Et en effet, une étude a montré que, parmi les personnes réglées ayant été infectées au covid, un quart a connu une perturbation du cycle menstruel ( 19 % d’entre elles ont eu un cycle prolongé ; 20 % un flux moins abondant).
Victoria Male avance des explications possibles. La stimulation immunitaire, qui est générée par le vaccin tout comme par l’infection, a potentiellement « une influence immunologique sur les hormones qui régissent le cycle menstruel ». Autre possibilité, parallèle ou complémentaire : l’activation des cellules immunitaires (lymphocytes) situées au niveau de la muqueuse utérine, cellules qui sont impliquées dans l’accumulation ou la dégradation cyclique.
À ce jour, aucune étude clinique sur le lien entre vaccin et perturbation menstruelle ne vient éclaircir ces pistes d’explication.

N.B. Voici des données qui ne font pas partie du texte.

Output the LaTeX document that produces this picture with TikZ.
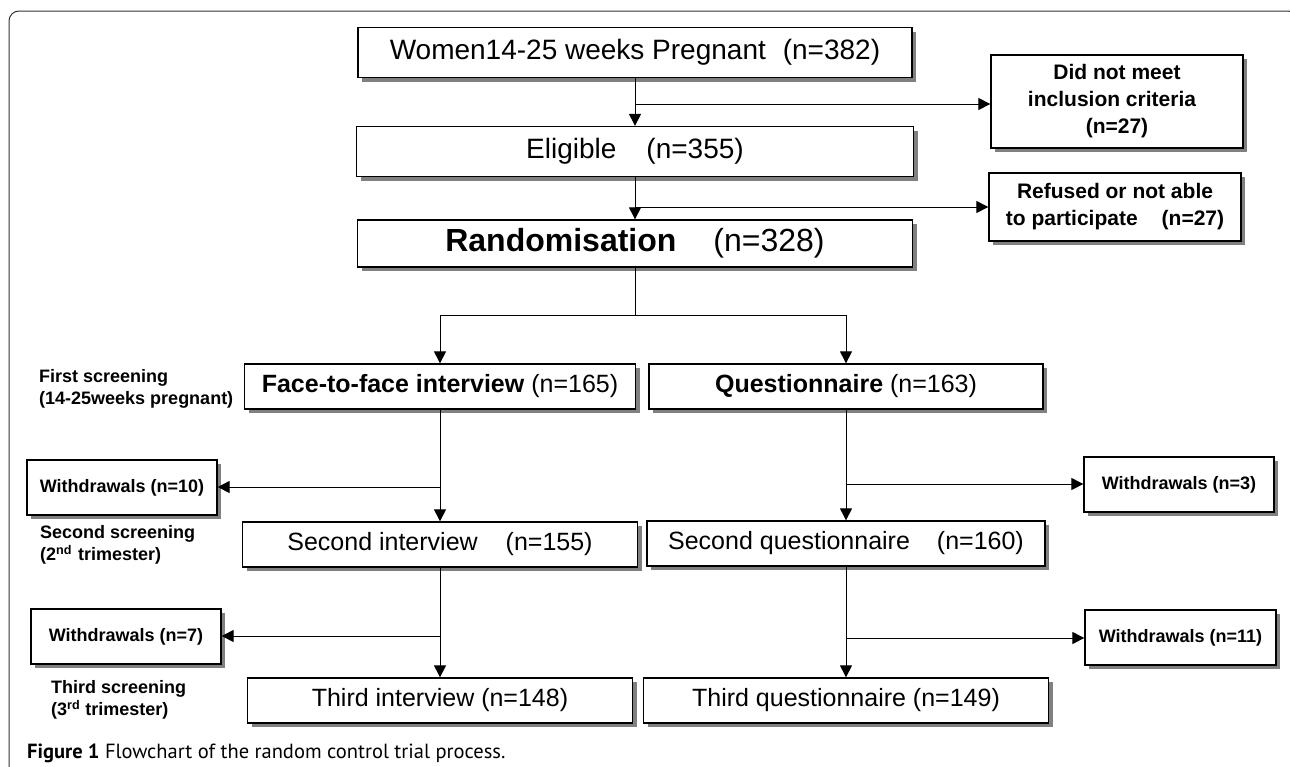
\documentclass[tikz,border=0pt]{standalone}
\usepackage{fontspec}
\setmainfont{Liberation Sans}
\newfontfamily\capfont{PT Sans}
\usetikzlibrary{arrows.meta,shadows}
\tikzset{
    %Define standard arrow tip
    >={Triangle[length=12pt,width=12pt]},
    %Define style for boxes
    mainrect/.style={
           rectangle,
           draw=black, line width=1.3pt,
           fill=white,
           drop shadow={shadow xshift=4pt,shadow yshift=-4pt,fill=black!50,opacity=1},
           inner sep=0pt,
           minimum height=45pt,
           text centered},
    siderect/.style={
           mainrect,
           minimum width=190pt,
           minimum height=55pt,
           font=\bfseries\fontsize{18}{22}\selectfont},
    exclrect/.style={
           mainrect,
           minimum width=252pt,
           align=center,
           font=\bfseries\fontsize{21}{27}\selectfont},
    stage/.style={
           anchor=west,
           align=left,
           inner sep=0pt,
           font=\bfseries\fontsize{18}{22}\selectfont},
    % Define arrow style
    pil/.style={
           ->,
           line width=1pt},
}

\begin{document}
\begin{tikzpicture}[x=1pt,y=-1pt]
\useasboundingbox (0,0) rectangle (1290,766);
\draw[black!80, line width=1pt, rounded corners=10pt] (9,790) -- (9,11) -- (1298,11) -- (1298,790);

 %nodes
\node[mainrect, minimum width=554pt, minimum height=50pt, font=\fontsize{28}{32}\selectfont] (women) at (635,52.5) {Women14-25 weeks Pregnant\hspace{17pt}(n=382)};
\node[mainrect, minimum width=557pt, minimum height=50pt, font=\fontsize{28}{32}\selectfont] (eligible) at (635,151.5) {Eligible\hspace{30pt}(n=355)};
\node[mainrect, minimum width=555pt, minimum height=47pt, font=\fontsize{32}{36}\selectfont] (random) at (635,243.5) {\textbf{Randomisation}\hspace{37pt}(n=328)};
\node[exclrect, minimum height=93pt] (notmeet) at (1117,101.5) {Did not meet\\inclusion criteria\hspace{10pt}\mbox{}\\(n=27)};
\node[exclrect, minimum height=68pt] (refused) at (1115,207) {Refused or not able\\to participate\hspace{24pt}(n=27)};

\node[mainrect, minimum width=391pt, font=\fontsize{25}{30}\selectfont] (face) at (440,386.5) {\textbf{Face-to-face interview} (n=165)};
\node[mainrect, minimum width=394pt, font=\fontsize{25}{30}\selectfont] (quest) at (846,386.5) {\textbf{Questionnaire} (n=163)};
\node[mainrect, minimum width=395pt, font=\fontsize{25}{30}\selectfont] (secint) at (440,544.5) {Second interview\hspace{28pt}(n=155)};
\node[mainrect, minimum width=398pt, font=\fontsize{25}{30}\selectfont] (secquest) at (846,543.5) {Second questionnaire\hspace{27pt}(n=160)};
\node[mainrect, minimum width=385pt, font=\fontsize{25}{30}\selectfont] (thirdint) at (440,700.5) {Third interview (n=148)};
\node[mainrect, minimum width=405pt, font=\fontsize{25}{30}\selectfont] (thirdquest) at (846,700.5) {Third questionnaire (n=149)};

\node[siderect] (wdten) at (122,487.5) {Withdrawals (n=10)};
\node[siderect] (wdthree) at (1179,484.5) {Withdrawals (n=3)};
\node[siderect] (wdseven) at (126,636.5) {Withdrawals (n=7)};
\node[siderect, minimum width=191pt] (wdeleven) at (1180.5,637.5) {Withdrawals (n=11)};

\node[stage] (first) at (39,389) {First screening\\(14-25weeks pregnant)};
\node[stage] (second) at (40,545) {Second screening\\(2\textsuperscript{nd}\hspace{6pt}trimester)};
\node[stage] (third) at (51,700) {Third screening\\(3\textsuperscript{rd} trimester)};

\node[anchor=west, inner sep=0pt, font=\capfont\fontsize{20.5}{24}\selectfont] (caption) at (27,753) {\textbf{Figure 1} Flowchart of the random control trial process.};

 %connectors
\coordinate (bone) at (635,104);
\coordinate (btwo) at (635,207);
\coordinate (split) at (635,315);
\coordinate (cone) at (440,487);
\coordinate (ctwo) at (440,636);
\coordinate (qone) at (846,484);
\coordinate (qtwo) at (846,638);

\path[pil]
    (women) edge (eligible)
    (eligible) edge (random)
    (face) edge (secint)
    (secint) edge (thirdint)
    (quest) edge (secquest)
    (secquest) edge (thirdquest);
\draw[pil] (bone) -- (bone -| notmeet.west);
\draw[pil] (btwo) -- (btwo -| refused.west);
\draw[line width=1pt] (random) -- (split);
\draw[pil] (split) -| (face);
\draw[pil] (split) -| (quest);
\draw[pil] (cone) -- (cone -| wdten.east);
\draw[pil] (ctwo) -- (ctwo -| wdseven.east);
\draw[pil] (qone) -- (qone -| wdthree.west);
\draw[pil] (qtwo) -- (qtwo -| wdeleven.west);
\end{tikzpicture}
\end{document}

Pourquoi il faut y porter de l’attention
Cette problématique ne doit pas être récupérée par une rhétorique anti-vaccination, mais elle ne doit clairement pas être invisibilisée non plus. Pour Victoria Male, c’est même tout l’inverse : « L’hésitation à se faire vacciner chez les jeunes femmes est largement motivée par les fausses allégations selon lesquelles les vaccins covid-19 pourraient nuire à leurs chances de grossesse future. Le fait de ne pas enquêter de manière approfondie sur les rapports faisant état de changements menstruels après la vaccination risque d’alimenter ces craintes. »
Car il semblerait que ces effets secondaires ne soient pas graves sur le long terme. Tous les signalements relevés jusqu’alors montrent que les perturbations sont de « courte durée ». Les vaccins contre le covid ne posent par ailleurs aucun risque majeur pour la santé, et ils ne posent pas non plus le moindre risque pour la fertilité. Mais l’absence de gravité ne signifie pas que ces effets ne sont pas gênants, inquiétants, ni douloureux, pour les personnes concernées. « Si un lien entre la vaccination et les changements menstruels est confirmé, cette information permettra aux gens de planifier des cycles potentiellement modifiés », signale Victoria Male. « Des informations claires et fiables sont particulièrement importantes pour les personnes qui comptent sur la capacité à prévoir leurs cycles menstruels pour éviter ou parvenir à une grossesse. »
L’immunologue tient donc à rappeler que la pharmacovigilance doit s’accentuer sur ce sujet. Elle écrit que tous les cliniciens et médecins devraient être encouragés à signaler tout changement dans les règles ou tout saignement vaginal inattendu. « Cela fournira des données plus complètes pour faciliter la recherche d’un éventuel lien, et indiquera aux patients que leurs préoccupations concernant la sécurité du vaccin sont prises au sérieux, ce qui renforcera la confiance. »
Mais le besoin d’une investigation sérieuse sur le sujet met aussi en lumière l’invisibilisation des troubles menstruels dans la recherche médicale. Sauf exception, l’impact d’un vaccin ou d’un médicament sur les règles n’est pas ou peu surveillé lors des études cliniques. « Les effets des interventions médicales sur les menstruations ne devraient pas être une réflexion après coup dans les recherches futures », écrit Victoria Male, car les essais cliniques sont justement le moment où ce type de lien peut être établi.
Sauf que s’il n’est jamais demandé aux personnes menstruées de signaler une perturbation de leur cycle, alors, en règle générale, elles ne le signaleront pas. Si cette question avait été posée lors des essais dédiés aux vaccins contre la maladie Covid-19, le flou serait peut-être dissipé depuis. « Les informations sur les cycles menstruels et autres saignements vaginaux devraient être activement sollicitées dans les futurs essais cliniques, y compris les essais de vaccins contre le covid », conclut Victoria Male dans son éditorial.